Intel in January predicted US$6.5 billion to US$7 billion in sales and may trim the bottom off that range, shareholders and analysts said. Lehman Brothers analyst Dan Niles said the company will call for US$6.7 billion to US$7 billion, and Merrill Lynch & Co's Joe Osha expects revenue of US$6.82 billion.
Personal-computer demand in Asia has improved, and the chipmaker is winning a higher percentage of its sales from more expensive processors for laptops and server computers that run Web sites, investors said. Dell Computer Corp has said sales this quarter will increase, another sign demand has stabilized.
"The market certainly didn't fall off a cliff after Christmas," said Jane Snorek, who helps manage US$38 billion at US Bancorp Piper Jaffray, which owns Intel shares.
Analysts expect Santa Clara, California-based Intel to have a first-quarter profit before some costs of US$0.12 a share on sales of US$6.75 billion, the average estimate in a Thomson First Call survey. Net income was US$0.14, with sales at US$6.78 billion, in the year-earlier period.
Intel shares rose US$0.36 to US$16.98 on the Nasdaq Stock Market yesterday. They dropped 50 percent last year, compared with a 45 percent slide in the Philadelphia Semiconductor Index.
Dell, the world's second-largest PC maker, in February said fourth-quarter sales rose 21 percent and revenue this period would increase more than analysts predicted.

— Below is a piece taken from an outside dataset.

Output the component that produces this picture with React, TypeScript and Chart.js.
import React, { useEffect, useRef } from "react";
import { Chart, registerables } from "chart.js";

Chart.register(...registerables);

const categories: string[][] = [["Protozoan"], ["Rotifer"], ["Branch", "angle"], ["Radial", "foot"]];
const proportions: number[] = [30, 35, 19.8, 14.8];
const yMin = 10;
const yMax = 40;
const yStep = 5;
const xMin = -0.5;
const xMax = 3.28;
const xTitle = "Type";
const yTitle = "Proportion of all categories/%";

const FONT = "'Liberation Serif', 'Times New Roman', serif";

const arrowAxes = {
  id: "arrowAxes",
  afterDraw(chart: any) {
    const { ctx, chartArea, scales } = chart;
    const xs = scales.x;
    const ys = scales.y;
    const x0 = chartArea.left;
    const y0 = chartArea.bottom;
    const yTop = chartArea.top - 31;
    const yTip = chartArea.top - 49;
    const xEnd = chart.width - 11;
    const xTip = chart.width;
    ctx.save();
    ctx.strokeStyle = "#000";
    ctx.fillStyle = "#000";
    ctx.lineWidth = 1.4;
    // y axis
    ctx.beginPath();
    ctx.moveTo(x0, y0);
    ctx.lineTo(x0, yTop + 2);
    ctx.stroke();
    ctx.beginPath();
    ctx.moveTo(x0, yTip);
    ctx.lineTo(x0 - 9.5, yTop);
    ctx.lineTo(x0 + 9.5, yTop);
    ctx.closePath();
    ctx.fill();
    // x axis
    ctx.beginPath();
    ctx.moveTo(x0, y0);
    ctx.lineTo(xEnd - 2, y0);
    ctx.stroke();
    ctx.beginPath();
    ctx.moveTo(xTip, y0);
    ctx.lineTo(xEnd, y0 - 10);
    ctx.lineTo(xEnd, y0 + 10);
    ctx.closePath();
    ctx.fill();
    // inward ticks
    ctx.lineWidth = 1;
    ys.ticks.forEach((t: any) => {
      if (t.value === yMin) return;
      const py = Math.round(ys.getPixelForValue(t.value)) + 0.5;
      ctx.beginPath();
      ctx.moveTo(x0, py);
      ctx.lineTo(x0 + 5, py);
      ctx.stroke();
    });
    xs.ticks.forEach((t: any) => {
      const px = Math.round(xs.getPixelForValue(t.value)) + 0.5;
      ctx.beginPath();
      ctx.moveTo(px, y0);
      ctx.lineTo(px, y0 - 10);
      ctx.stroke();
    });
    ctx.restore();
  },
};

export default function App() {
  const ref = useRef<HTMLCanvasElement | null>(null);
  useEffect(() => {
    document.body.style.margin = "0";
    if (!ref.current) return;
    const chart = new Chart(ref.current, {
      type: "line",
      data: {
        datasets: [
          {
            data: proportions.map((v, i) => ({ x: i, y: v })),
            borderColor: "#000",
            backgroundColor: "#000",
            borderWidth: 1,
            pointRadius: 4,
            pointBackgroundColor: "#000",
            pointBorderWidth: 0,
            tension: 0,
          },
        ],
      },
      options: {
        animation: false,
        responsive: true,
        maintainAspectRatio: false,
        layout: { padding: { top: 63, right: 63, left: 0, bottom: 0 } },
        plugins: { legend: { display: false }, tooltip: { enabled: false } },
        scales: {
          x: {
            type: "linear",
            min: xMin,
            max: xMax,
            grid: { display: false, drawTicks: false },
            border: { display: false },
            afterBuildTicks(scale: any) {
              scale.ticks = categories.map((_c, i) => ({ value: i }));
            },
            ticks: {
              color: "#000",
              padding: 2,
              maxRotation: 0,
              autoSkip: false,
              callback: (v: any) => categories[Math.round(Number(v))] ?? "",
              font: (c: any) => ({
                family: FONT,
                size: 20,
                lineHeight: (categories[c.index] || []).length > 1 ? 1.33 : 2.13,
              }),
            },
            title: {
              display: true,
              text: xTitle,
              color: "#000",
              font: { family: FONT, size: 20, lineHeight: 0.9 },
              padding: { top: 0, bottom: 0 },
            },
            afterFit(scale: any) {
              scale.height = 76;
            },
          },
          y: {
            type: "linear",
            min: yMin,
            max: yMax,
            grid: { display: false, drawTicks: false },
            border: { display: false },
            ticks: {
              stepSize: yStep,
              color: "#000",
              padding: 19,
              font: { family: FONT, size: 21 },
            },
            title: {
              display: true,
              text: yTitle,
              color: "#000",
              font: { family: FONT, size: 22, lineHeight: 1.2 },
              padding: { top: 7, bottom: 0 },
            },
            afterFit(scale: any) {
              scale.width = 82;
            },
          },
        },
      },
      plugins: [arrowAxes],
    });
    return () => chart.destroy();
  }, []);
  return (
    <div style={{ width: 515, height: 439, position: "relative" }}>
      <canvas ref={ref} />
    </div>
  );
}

Smaller PC makers, such as "white box" companies that sell unbranded machines, are also showing improvement, Snorek said.
PC sales started slipping in the second half of 2000 and fell 4.2 percent in 2001, the first decline since 1985, according to market researcher IDC. Sales rose 1.5 percent last year.

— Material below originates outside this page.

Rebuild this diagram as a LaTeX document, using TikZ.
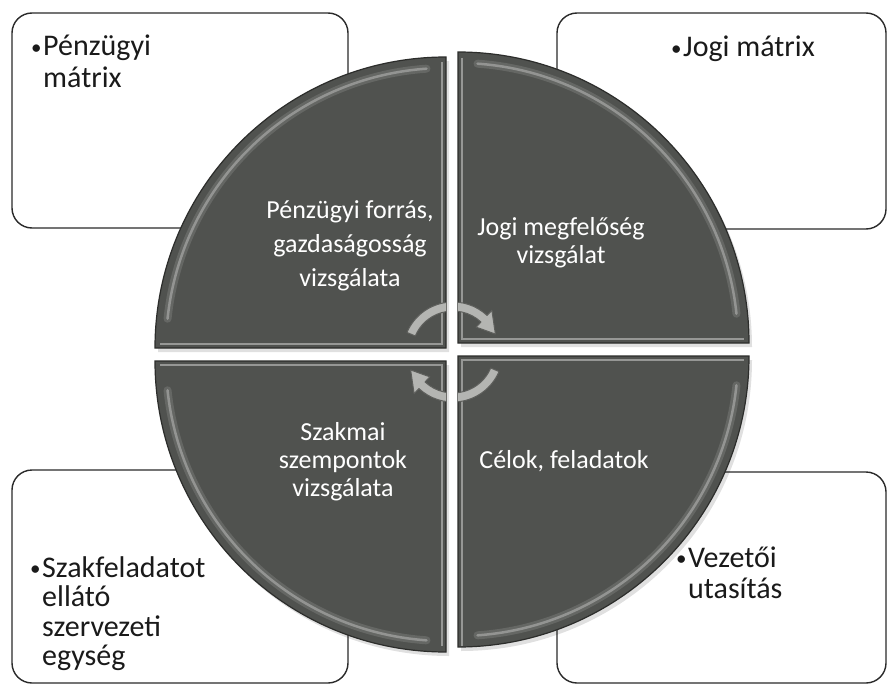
\documentclass[tikz,border=0pt]{standalone}
\usepackage{fontspec}
\setmainfont{Carlito}
\definecolor{quadfill}{HTML}{50524F}
\definecolor{quadline}{HTML}{2C2D2B}
\definecolor{boxline}{HTML}{2A2A2A}
\definecolor{boxtext}{HTML}{1A1A1A}
\definecolor{arrowfill}{HTML}{B4B5B2}
\definecolor{arrowline}{HTML}{5E5F5C}
\newcommand{\smbul}{\llap{{\fontsize{21}{21}\selectfont\raisebox{1.5pt}{•}}\kern1.5pt}}
\begin{document}
\begin{tikzpicture}[x=1pt,y=-1pt,
  box/.style={draw=boxline,line width=1.4pt,rounded corners=20pt,fill=white,inner sep=0pt},
  quad/.style={fill=quadfill,draw=quadline,line width=1.2pt},
  shad/.style={fill=black,opacity=.12},
  hlwide/.style={draw=white,opacity=.12,line width=8pt,line cap=round},
  hl/.style={draw=white,opacity=.30,line width=2.5pt,line cap=round},
  edgehl/.style={draw=white,opacity=.40,line width=2pt},
  qtext/.style={text=white,inner sep=0pt,anchor=base},
  btext/.style={text=boxtext,inner sep=0pt,anchor=base west},
  cyc/.style={fill=arrowfill,draw=arrowline,line width=1pt,line join=round}
]
\useasboundingbox (0,0) rectangle (887,685);
\fill[white] (0,0) rectangle (887,685);

% corner boxes
\node[box,minimum width=336pt,minimum height=215pt] (b1) at (180,120.5) {};
\node[box,minimum width=329pt,minimum height=216pt] (b2) at (721.5,121) {};
\node[box,minimum width=336pt,minimum height=213pt] (b3) at (180,576.5) {};
\node[box,minimum width=329pt,minimum height=211pt] (b4) at (721.5,577.5) {};

% shadow of the circle
\begin{scope}[shift={(3,4)}]
\path[shad] (446,348) -- ++(-291,0) arc[start angle=180,end angle=270,radius=291] -- cycle;
\path[shad] (458,343) -- ++(0,-291) arc[start angle=270,end angle=360,radius=291] -- cycle;
\path[shad] (458,356) -- ++(291,0) arc[start angle=0,end angle=90,radius=291] -- cycle;
\path[shad] (446,361) -- ++(0,291) arc[start angle=90,end angle=180,radius=291] -- cycle;
\end{scope}

% quadrants
\path[quad] (446,348) -- ++(-291,0) arc[start angle=180,end angle=270,radius=291] -- cycle;
\path[quad] (458,343) -- ++(0,-291) arc[start angle=270,end angle=360,radius=291] -- cycle;
\path[quad] (458,356) -- ++(291,0) arc[start angle=0,end angle=90,radius=291] -- cycle;
\path[quad] (446,361) -- ++(0,291) arc[start angle=90,end angle=180,radius=291] -- cycle;

% bevel highlights
\foreach \st in {hlwide,hl}{
\draw[\st] (446,348) ++(186:280) arc[start angle=186,end angle=266,radius=280];
\draw[\st] (458,343) ++(274:280) arc[start angle=274,end angle=354,radius=280];
\draw[\st] (458,356) ++(6:280) arc[start angle=6,end angle=86,radius=280];
\draw[\st] (446,361) ++(94:280) arc[start angle=94,end angle=174,radius=280];
}
\draw[edgehl] (442,62) -- (442,344) -- (160,344);
\draw[edgehl] (462,58) -- (462,339) -- (744,339);
\draw[edgehl] (462,646) -- (462,360) -- (744,360);
\draw[edgehl] (442,646) -- (442,365) -- (160,365);

% circular arrows, cut by the gaps
\coordinate (c) at (453,352);
\begin{scope}
\clip (446,348) -- ++(-291,0) arc[start angle=180,end angle=270,radius=291] -- cycle
      (458,343) -- ++(0,-291) arc[start angle=270,end angle=360,radius=291] -- cycle
      (458,356) -- ++(291,0) arc[start angle=0,end angle=90,radius=291] -- cycle
      (446,361) -- ++(0,291) arc[start angle=90,end angle=180,radius=291] -- cycle;
\path[cyc] ([shift={(203:50)}]c) arc[start angle=203,end angle=313,radius=50]
  -- ([shift={(313:57)}]c) -- ([shift={(337:46)}]c) -- ([shift={(313:34)}]c)
  -- ([shift={(313:41)}]c) arc[start angle=313,end angle=203,radius=41] -- cycle;
\path[cyc] ([shift={(23:50)}]c) arc[start angle=23,end angle=133,radius=50]
  -- ([shift={(133:57)}]c) -- ([shift={(157:46)}]c) -- ([shift={(133:34)}]c)
  -- ([shift={(133:41)}]c) arc[start angle=133,end angle=23,radius=41] -- cycle;
\end{scope}

% quadrant texts
\node[qtext,font=\fontsize{26}{34}\selectfont] (q1) at (350,218)
  {\begin{tabular}[t]{@{}c@{}}Pénzügyi forrás,\\gazdaságosság\\vizsgálata\end{tabular}};
\node[qtext,font=\fontsize{26}{28.5}\selectfont] (q2) at (561,235)
  {\begin{tabular}[t]{@{}c@{}}Jogi megfelőség\\vizsgálat\end{tabular}};
\node[qtext,font=\fontsize{26}{28}\selectfont] (q3) at (343,440)
  {\begin{tabular}[t]{@{}c@{}}Szakmai\\szempontok\\vizsgálata\end{tabular}};
\node[qtext,font=\fontsize{26}{28}\selectfont] (q4) at (564,468) {Célok, feladatok};

% box texts
\node[btext,font=\fontsize{30}{31.5}\selectfont] (t1) at (43,56)
  {\begin{tabular}[t]{@{}l@{}}\smbul Pénzügyi\\mátrix\end{tabular}};
\node[btext,font=\fontsize{30}{31.5}\selectfont] (t2) at (683,57)
  {\begin{tabular}[t]{@{}l@{}}\smbul Jogi mátrix\end{tabular}};
\node[btext,font=\fontsize{30}{29.5}\selectfont] (t3) at (42,577)
  {\begin{tabular}[t]{@{}l@{}}\smbul Szakfeladatot\\ellátó\\szervezeti\\egység\end{tabular}};
\node[btext,font=\fontsize{30}{31}\selectfont] (t4) at (688,567)
  {\begin{tabular}[t]{@{}l@{}}\smbul Vezetői\\utasítás\end{tabular}};
\end{tikzpicture}
\end{document}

A narrower forecast range at Intel "gives people a sense things are tracking better than they assumed," said Joe Basset, who helps manage US$40 billion at Banc One Investment Advisors, which holds Intel shares.
Rising sales at companies that make power cords and PC parts indicate that demand is higher than most analysts predicted seven weeks ago, said Karl Kroeker, who helps manage about US$230 billion at Banc of America Capital Management, which owns Intel shares.

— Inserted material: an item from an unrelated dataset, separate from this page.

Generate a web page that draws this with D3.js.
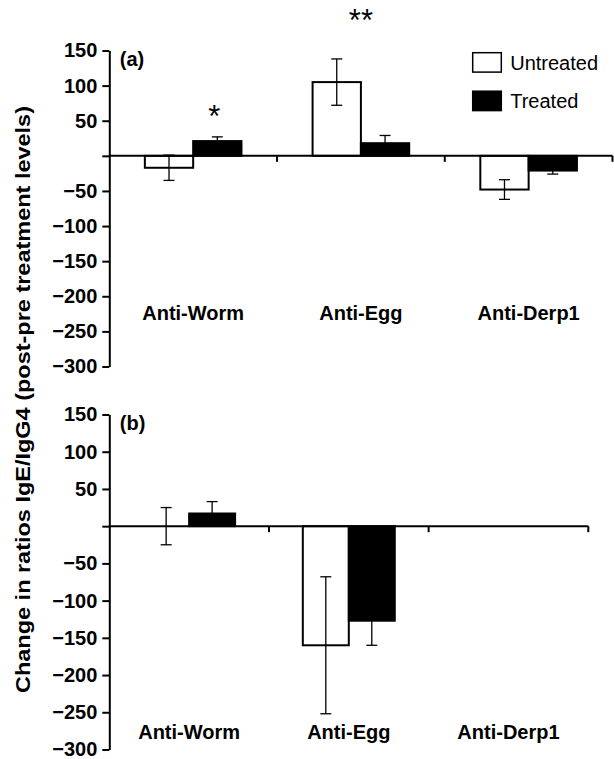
<!DOCTYPE html>
<html>
<head>
<meta charset="utf-8">
<script src="https://cdn.jsdelivr.net/npm/d3@7"></script>
<style>
  html, body { margin: 0; padding: 0; background: #fff; }
  svg { display: block; }
  text { font-family: "Liberation Sans", Arial, Helvetica, sans-serif; fill: #000; }
</style>
</head>
<body>
<svg id="chart" width="614" height="759"></svg>
<script>
// ---------- data ----------
const categories = ["Anti-Worm", "Anti-Egg", "Anti-Derp1"];
const groups = ["Untreated", "Treated"];
const yTickValues = [150, 100, 50, 0, -50, -100, -150, -200, -250, -300];

// panel (a)
const aUntreated    = [-17, 105, -48];
const aUntreatedErr = [18, 33, 14];
const aTreated      = [21, 18, -21];
const aTreatedErr   = [6, 11, 5];
const aMarks = [
  { category: "Anti-Worm", group: "Treated", text: "*",  value: 67 },
  { category: "Anti-Egg",  group: null,      text: "**", value: 204 }
];

// panel (b)
const bUntreated    = [0, -160, null];
const bUntreatedErr = [25, 92, null];
const bTreated      = [17, -127, null];
const bTreatedErr   = [16, 33, null];
const bMarks = [];

const titleText = "Change in ratios IgE/IgG4 (post-pre treatment levels)";

// ---------- layout ----------
const svg = d3.select("#chart");
const FONT = '"Liberation Sans", Arial, Helvetica, sans-serif';

const panels = [
  { id: "(a)", x0: 109.3, x1: 612.5, yTop: 50.5, yBot: 366.5, labelValue: -234,
    untreated: aUntreated, untreatedErr: aUntreatedErr, treated: aTreated, treatedErr: aTreatedErr, marks: aMarks },
  { id: "(b)", x0: 109.3, x1: 588.3, yTop: 414.5, yBot: 749.5, labelValue: -285.5,
    untreated: bUntreated, untreatedErr: bUntreatedErr, treated: bTreated, treatedErr: bTreatedErr, marks: bMarks }
];

function fmt(v) {
  if (v === 0) return "";
  return v < 0 ? "\u2212" + Math.abs(v) : String(v);
}

panels.forEach(p => {
  const g = svg.append("g");
  const y = d3.scaleLinear().domain([-300, 150]).range([p.yBot, p.yTop]);
  const x = d3.scaleBand().domain(categories).range([p.x0, p.x1]).paddingInner(0).paddingOuter(0);
  const bw = x.bandwidth();
  const xg = d3.scaleBand().domain(groups).range([0.212 * bw, 0.788 * bw]).padding(0);

  // bars
  const series = [
    { group: "Untreated", vals: p.untreated, errs: p.untreatedErr, fill: "#fff" },
    { group: "Treated",   vals: p.treated,   errs: p.treatedErr,   fill: "#000" }
  ];
  const barData = [];
  series.forEach(s => {
    categories.forEach((c, i) => {
      if (s.vals[i] === null || s.vals[i] === undefined) return;
      barData.push({ category: c, group: s.group, value: s.vals[i], err: s.errs[i], fill: s.fill });
    });
  });

  g.selectAll("rect.bar").data(barData).join("rect")
    .attr("class", "bar")
    .attr("x", d => x(d.category) + xg(d.group))
    .attr("width", xg.bandwidth())
    .attr("y", d => y(Math.max(0, d.value)))
    .attr("height", d => Math.abs(y(d.value) - y(0)))
    .attr("fill", d => d.fill)
    .attr("stroke", "#000")
    .attr("stroke-width", 2);

  // error bars
  const eg = g.selectAll("g.err").data(barData).join("g").attr("class", "err")
    .attr("stroke", "#000").attr("stroke-width", 1.3);
  const cx = d => x(d.category) + xg(d.group) + xg.bandwidth() / 2;
  eg.append("line")
    .attr("x1", cx).attr("x2", cx)
    .attr("y1", d => y(d.value + d.err)).attr("y2", d => y(d.value - d.err));
  eg.append("line")
    .attr("x1", d => cx(d) - 5.5).attr("x2", d => cx(d) + 5.5)
    .attr("y1", d => y(d.value + d.err)).attr("y2", d => y(d.value + d.err));
  eg.append("line")
    .attr("x1", d => cx(d) - 5.5).attr("x2", d => cx(d) + 5.5)
    .attr("y1", d => y(d.value - d.err)).attr("y2", d => y(d.value - d.err));

  // x axis line at zero with category boundary ticks
  g.append("line")
    .attr("x1", p.x0).attr("x2", p.x1)
    .attr("y1", y(0)).attr("y2", y(0))
    .attr("stroke", "#000").attr("stroke-width", 2);
  g.selectAll("line.xtick").data(categories).join("line")
    .attr("class", "xtick")
    .attr("x1", c => x(c) + bw).attr("x2", c => x(c) + bw)
    .attr("y1", y(0)).attr("y2", y(0) + 6)
    .attr("stroke", "#000").attr("stroke-width", 2);

  // y axis
  const yAxis = d3.axisLeft(y).tickValues(yTickValues).tickFormat(fmt)
    .tickSize(7).tickSizeOuter(0).tickPadding(5);
  const ya = g.append("g").attr("transform", `translate(${p.x0},0)`).call(yAxis);
  ya.select(".domain").attr("stroke-width", 2);
  ya.selectAll(".tick line").attr("stroke-width", 2);
  ya.selectAll(".tick text")
    .attr("font-family", FONT).attr("font-size", 20).attr("font-weight", "bold").attr("fill", "#000");

  // category labels
  g.selectAll("text.cat").data(categories).join("text")
    .attr("class", "cat")
    .attr("x", c => x(c) + bw / 2)
    .attr("y", y(p.labelValue))
    .attr("text-anchor", "middle")
    .attr("font-size", 20).attr("font-weight", "bold")
    .text(c => c);

  // panel id
  g.append("text")
    .attr("x", p.x0 + 10.5).attr("y", y(150) + 15)
    .attr("font-size", 20).attr("font-weight", "bold")
    .text(p.id);

  // significance marks
  g.selectAll("text.sig").data(p.marks).join("text")
    .attr("class", "sig")
    .attr("x", d => d.group ? x(d.category) + xg(d.group) + xg.bandwidth() / 2 - 3 : x(d.category) + bw / 2)
    .attr("y", d => y(d.value))
    .attr("dy", "0.6em")
    .attr("text-anchor", "middle")
    .attr("font-size", 31)
    .text(d => d.text);
});

// legend
const legend = svg.append("g").attr("transform", "translate(472.7,52.7)");
groups.forEach((grp, i) => {
  legend.append("rect")
    .attr("x", 0).attr("y", i * 38.5)
    .attr("width", 28.6).attr("height", 19.4)
    .attr("fill", grp === "Untreated" ? "#fff" : "#000")
    .attr("stroke", "#000").attr("stroke-width", 1.5);
  legend.append("text")
    .attr("x", 37.5).attr("y", 16.8 + i * 38.4)
    .attr("font-size", 20)
    .text(grp);
});

// y title
svg.append("text")
  .attr("transform", "translate(30,399.5) rotate(-90)")
  .attr("text-anchor", "middle")
  .attr("font-size", 20).attr("font-weight", "bold")
  .attr("textLength", 587).attr("lengthAdjust", "spacingAndGlyphs")
  .text(titleText);
</script>
</body>
</html>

Notebook sales have beaten analyst expectations, and desktop orders are in line with estimates, he said.
Intel is due to start selling its Centrino chip package for laptops on Wednesday. Centrino, which includes a processor that extends a system's battery life and chips that connect to wireless networks, will probably account for 200,000 of the 5.7 million mobile chips that Intel will sell this quarter, Kroeker said.
A higher proportion of sales from laptops and servers may boost Intel's gross margin, the percentage of sales left after subtracting manufacturing costs. Intel predicted a margin of 50 percent "plus or minus a couple points" this quarter.
The company may be reluctant to boost that estimate now, investors said. Clients are objecting to Intel's plans to increase by as much as 40 percent the price for flash memory used in cell phones, Basset said. The possibility the US will go to war also is hurting orders, he said.